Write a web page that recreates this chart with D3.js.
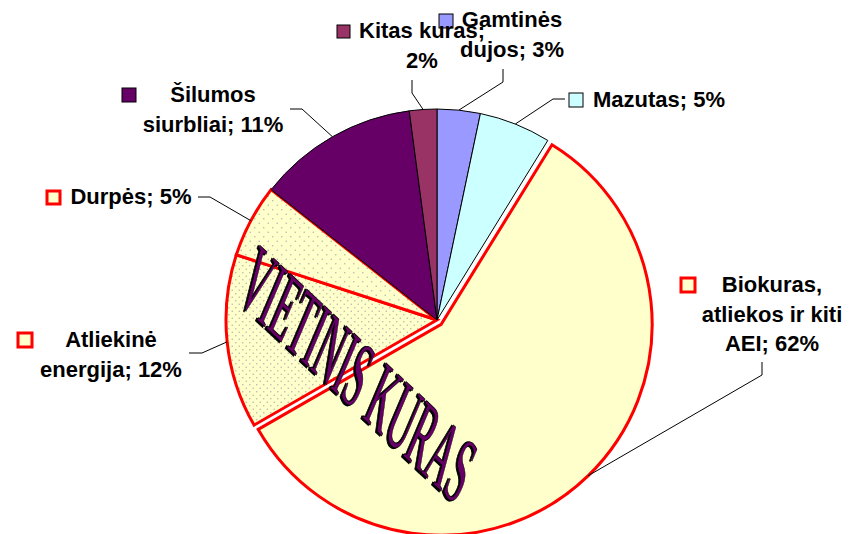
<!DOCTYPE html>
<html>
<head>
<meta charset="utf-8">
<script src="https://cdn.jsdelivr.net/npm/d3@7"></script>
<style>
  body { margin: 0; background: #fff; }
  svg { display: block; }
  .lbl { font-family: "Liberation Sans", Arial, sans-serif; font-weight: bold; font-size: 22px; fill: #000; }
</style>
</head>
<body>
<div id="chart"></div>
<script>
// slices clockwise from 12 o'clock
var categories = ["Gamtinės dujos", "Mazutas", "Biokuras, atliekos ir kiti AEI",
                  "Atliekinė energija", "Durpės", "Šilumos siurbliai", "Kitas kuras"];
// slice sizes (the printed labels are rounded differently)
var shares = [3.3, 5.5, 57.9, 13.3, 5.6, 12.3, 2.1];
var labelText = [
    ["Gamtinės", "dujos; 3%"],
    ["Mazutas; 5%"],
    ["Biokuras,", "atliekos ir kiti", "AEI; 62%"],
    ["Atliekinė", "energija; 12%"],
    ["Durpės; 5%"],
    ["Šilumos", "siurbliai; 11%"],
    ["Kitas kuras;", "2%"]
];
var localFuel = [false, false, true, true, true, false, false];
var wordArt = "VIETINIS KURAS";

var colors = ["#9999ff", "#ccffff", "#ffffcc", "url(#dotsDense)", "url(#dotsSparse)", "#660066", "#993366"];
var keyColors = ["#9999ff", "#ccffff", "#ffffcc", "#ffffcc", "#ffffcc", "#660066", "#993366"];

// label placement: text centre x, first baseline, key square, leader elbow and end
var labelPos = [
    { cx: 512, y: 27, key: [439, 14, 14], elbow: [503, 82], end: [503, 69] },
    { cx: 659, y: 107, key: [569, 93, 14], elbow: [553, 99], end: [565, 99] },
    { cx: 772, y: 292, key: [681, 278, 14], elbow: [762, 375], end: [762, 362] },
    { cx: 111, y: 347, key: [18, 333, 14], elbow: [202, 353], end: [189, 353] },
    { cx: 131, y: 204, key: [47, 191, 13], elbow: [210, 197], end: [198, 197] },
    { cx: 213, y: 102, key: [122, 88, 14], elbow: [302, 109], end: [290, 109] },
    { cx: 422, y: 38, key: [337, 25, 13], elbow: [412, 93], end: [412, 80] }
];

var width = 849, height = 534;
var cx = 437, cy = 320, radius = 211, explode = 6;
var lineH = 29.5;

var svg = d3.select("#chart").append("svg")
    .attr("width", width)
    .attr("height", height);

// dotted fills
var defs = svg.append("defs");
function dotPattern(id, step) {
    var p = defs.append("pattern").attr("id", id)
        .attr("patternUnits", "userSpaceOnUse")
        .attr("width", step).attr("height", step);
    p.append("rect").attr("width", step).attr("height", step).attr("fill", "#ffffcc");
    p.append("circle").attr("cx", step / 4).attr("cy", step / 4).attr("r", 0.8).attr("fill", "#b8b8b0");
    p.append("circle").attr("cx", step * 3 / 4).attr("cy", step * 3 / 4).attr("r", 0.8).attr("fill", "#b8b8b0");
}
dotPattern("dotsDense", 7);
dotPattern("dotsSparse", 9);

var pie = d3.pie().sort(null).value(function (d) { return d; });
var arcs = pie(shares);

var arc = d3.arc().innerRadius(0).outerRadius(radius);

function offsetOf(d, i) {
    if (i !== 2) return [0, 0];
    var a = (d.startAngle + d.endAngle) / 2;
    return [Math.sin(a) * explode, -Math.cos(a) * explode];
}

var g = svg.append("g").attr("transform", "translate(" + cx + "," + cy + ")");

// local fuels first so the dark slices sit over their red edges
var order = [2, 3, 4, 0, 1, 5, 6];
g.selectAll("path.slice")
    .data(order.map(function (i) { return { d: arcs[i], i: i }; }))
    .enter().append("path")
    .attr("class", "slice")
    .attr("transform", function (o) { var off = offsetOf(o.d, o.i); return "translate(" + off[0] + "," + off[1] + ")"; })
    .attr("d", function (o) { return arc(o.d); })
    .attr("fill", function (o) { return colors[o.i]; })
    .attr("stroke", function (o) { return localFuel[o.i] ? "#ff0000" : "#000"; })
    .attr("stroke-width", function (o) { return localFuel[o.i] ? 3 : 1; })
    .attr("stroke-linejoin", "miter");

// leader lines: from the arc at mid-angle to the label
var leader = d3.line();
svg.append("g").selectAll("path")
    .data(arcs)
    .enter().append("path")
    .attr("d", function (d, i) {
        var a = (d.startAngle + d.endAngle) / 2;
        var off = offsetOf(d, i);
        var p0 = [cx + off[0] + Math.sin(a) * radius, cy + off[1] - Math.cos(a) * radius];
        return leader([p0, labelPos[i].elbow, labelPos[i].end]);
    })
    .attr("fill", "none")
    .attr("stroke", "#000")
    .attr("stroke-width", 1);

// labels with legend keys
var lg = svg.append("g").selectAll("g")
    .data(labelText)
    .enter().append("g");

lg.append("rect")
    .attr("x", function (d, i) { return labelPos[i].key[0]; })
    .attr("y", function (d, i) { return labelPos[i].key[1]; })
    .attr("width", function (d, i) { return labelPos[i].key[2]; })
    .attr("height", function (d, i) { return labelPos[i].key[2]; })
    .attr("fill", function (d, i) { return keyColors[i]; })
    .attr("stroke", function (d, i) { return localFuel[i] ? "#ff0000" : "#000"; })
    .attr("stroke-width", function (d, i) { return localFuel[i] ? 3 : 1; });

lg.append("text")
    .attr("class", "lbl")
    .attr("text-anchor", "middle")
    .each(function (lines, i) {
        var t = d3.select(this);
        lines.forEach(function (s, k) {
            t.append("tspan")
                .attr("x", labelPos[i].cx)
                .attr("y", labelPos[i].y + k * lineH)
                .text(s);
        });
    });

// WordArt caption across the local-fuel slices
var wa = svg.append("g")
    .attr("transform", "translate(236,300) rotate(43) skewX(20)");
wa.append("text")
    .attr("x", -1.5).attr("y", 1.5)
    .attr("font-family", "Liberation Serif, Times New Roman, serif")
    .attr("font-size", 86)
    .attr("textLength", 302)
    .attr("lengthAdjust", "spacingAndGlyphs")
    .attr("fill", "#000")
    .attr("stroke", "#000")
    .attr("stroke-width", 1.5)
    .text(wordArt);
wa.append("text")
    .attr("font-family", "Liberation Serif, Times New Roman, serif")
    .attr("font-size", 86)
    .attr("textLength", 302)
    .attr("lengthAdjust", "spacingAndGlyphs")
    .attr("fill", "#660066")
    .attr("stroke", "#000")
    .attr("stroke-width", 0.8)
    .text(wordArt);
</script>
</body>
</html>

******

▶ [Task requirements]
Output the material word for word, omitting its pictures.

▶ [The response]
Write a web page that recreates this chart with D3.js.
<!DOCTYPE html>
<html>
<head>
<meta charset="utf-8">
<script src="https://cdn.jsdelivr.net/npm/d3@7"></script>
<style>
  body { margin: 0; background: #fff; }
  svg { display: block; }
  .lbl { font-family: "Liberation Sans", Arial, sans-serif; font-weight: bold; font-size: 22px; fill: #000; }
</style>
</head>
<body>
<div id="chart"></div>
<script>
// slices clockwise from 12 o'clock
var categories = ["Gamtinės dujos", "Mazutas", "Biokuras, atliekos ir kiti AEI",
                  "Atliekinė energija", "Durpės", "Šilumos siurbliai", "Kitas kuras"];
// slice sizes (the printed labels are rounded differently)
var shares = [3.3, 5.5, 57.9, 13.3, 5.6, 12.3, 2.1];
var labelText = [
    ["Gamtinės", "dujos; 3%"],
    ["Mazutas; 5%"],
    ["Biokuras,", "atliekos ir kiti", "AEI; 62%"],
    ["Atliekinė", "energija; 12%"],
    ["Durpės; 5%"],
    ["Šilumos", "siurbliai; 11%"],
    ["Kitas kuras;", "2%"]
];
var localFuel = [false, false, true, true, true, false, false];
var wordArt = "VIETINIS KURAS";

var colors = ["#9999ff", "#ccffff", "#ffffcc", "url(#dotsDense)", "url(#dotsSparse)", "#660066", "#993366"];
var keyColors = ["#9999ff", "#ccffff", "#ffffcc", "#ffffcc", "#ffffcc", "#660066", "#993366"];

// label placement: text centre x, first baseline, key square, leader elbow and end
var labelPos = [
    { cx: 512, y: 27, key: [439, 14, 14], elbow: [503, 82], end: [503, 69] },
    { cx: 659, y: 107, key: [569, 93, 14], elbow: [553, 99], end: [565, 99] },
    { cx: 772, y: 292, key: [681, 278, 14], elbow: [762, 375], end: [762, 362] },
    { cx: 111, y: 347, key: [18, 333, 14], elbow: [202, 353], end: [189, 353] },
    { cx: 131, y: 204, key: [47, 191, 13], elbow: [210, 197], end: [198, 197] },
    { cx: 213, y: 102, key: [122, 88, 14], elbow: [302, 109], end: [290, 109] },
    { cx: 422, y: 38, key: [337, 25, 13], elbow: [412, 93], end: [412, 80] }
];

var width = 849, height = 534;
var cx = 437, cy = 320, radius = 211, explode = 6;
var lineH = 29.5;

var svg = d3.select("#chart").append("svg")
    .attr("width", width)
    .attr("height", height);

// dotted fills
var defs = svg.append("defs");
function dotPattern(id, step) {
    var p = defs.append("pattern").attr("id", id)
        .attr("patternUnits", "userSpaceOnUse")
        .attr("width", step).attr("height", step);
    p.append("rect").attr("width", step).attr("height", step).attr("fill", "#ffffcc");
    p.append("circle").attr("cx", step / 4).attr("cy", step / 4).attr("r", 0.8).attr("fill", "#b8b8b0");
    p.append("circle").attr("cx", step * 3 / 4).attr("cy", step * 3 / 4).attr("r", 0.8).attr("fill", "#b8b8b0");
}
dotPattern("dotsDense", 7);
dotPattern("dotsSparse", 9);

var pie = d3.pie().sort(null).value(function (d) { return d; });
var arcs = pie(shares);

var arc = d3.arc().innerRadius(0).outerRadius(radius);

function offsetOf(d, i) {
    if (i !== 2) return [0, 0];
    var a = (d.startAngle + d.endAngle) / 2;
    return [Math.sin(a) * explode, -Math.cos(a) * explode];
}

var g = svg.append("g").attr("transform", "translate(" + cx + "," + cy + ")");

// local fuels first so the dark slices sit over their red edges
var order = [2, 3, 4, 0, 1, 5, 6];
g.selectAll("path.slice")
    .data(order.map(function (i) { return { d: arcs[i], i: i }; }))
    .enter().append("path")
    .attr("class", "slice")
    .attr("transform", function (o) { var off = offsetOf(o.d, o.i); return "translate(" + off[0] + "," + off[1] + ")"; })
    .attr("d", function (o) { return arc(o.d); })
    .attr("fill", function (o) { return colors[o.i]; })
    .attr("stroke", function (o) { return localFuel[o.i] ? "#ff0000" : "#000"; })
    .attr("stroke-width", function (o) { return localFuel[o.i] ? 3 : 1; })
    .attr("stroke-linejoin", "miter");

// leader lines: from the arc at mid-angle to the label
var leader = d3.line();
svg.append("g").selectAll("path")
    .data(arcs)
    .enter().append("path")
    .attr("d", function (d, i) {
        var a = (d.startAngle + d.endAngle) / 2;
        var off = offsetOf(d, i);
        var p0 = [cx + off[0] + Math.sin(a) * radius, cy + off[1] - Math.cos(a) * radius];
        return leader([p0, labelPos[i].elbow, labelPos[i].end]);
    })
    .attr("fill", "none")
    .attr("stroke", "#000")
    .attr("stroke-width", 1);

// labels with legend keys
var lg = svg.append("g").selectAll("g")
    .data(labelText)
    .enter().append("g");

lg.append("rect")
    .attr("x", function (d, i) { return labelPos[i].key[0]; })
    .attr("y", function (d, i) { return labelPos[i].key[1]; })
    .attr("width", function (d, i) { return labelPos[i].key[2]; })
    .attr("height", function (d, i) { return labelPos[i].key[2]; })
    .attr("fill", function (d, i) { return keyColors[i]; })
    .attr("stroke", function (d, i) { return localFuel[i] ? "#ff0000" : "#000"; })
    .attr("stroke-width", function (d, i) { return localFuel[i] ? 3 : 1; });

lg.append("text")
    .attr("class", "lbl")
    .attr("text-anchor", "middle")
    .each(function (lines, i) {
        var t = d3.select(this);
        lines.forEach(function (s, k) {
            t.append("tspan")
                .attr("x", labelPos[i].cx)
                .attr("y", labelPos[i].y + k * lineH)
                .text(s);
        });
    });

// WordArt caption across the local-fuel slices
var wa = svg.append("g")
    .attr("transform", "translate(236,300) rotate(43) skewX(20)");
wa.append("text")
    .attr("x", -1.5).attr("y", 1.5)
    .attr("font-family", "Liberation Serif, Times New Roman, serif")
    .attr("font-size", 86)
    .attr("textLength", 302)
    .attr("lengthAdjust", "spacingAndGlyphs")
    .attr("fill", "#000")
    .attr("stroke", "#000")
    .attr("stroke-width", 1.5)
    .text(wordArt);
wa.append("text")
    .attr("font-family", "Liberation Serif, Times New Roman, serif")
    .attr("font-size", 86)
    .attr("textLength", 302)
    .attr("lengthAdjust", "spacingAndGlyphs")
    .attr("fill", "#660066")
    .attr("stroke", "#000")
    .attr("stroke-width", 0.8)
    .text(wordArt);
</script>
</body>
</html>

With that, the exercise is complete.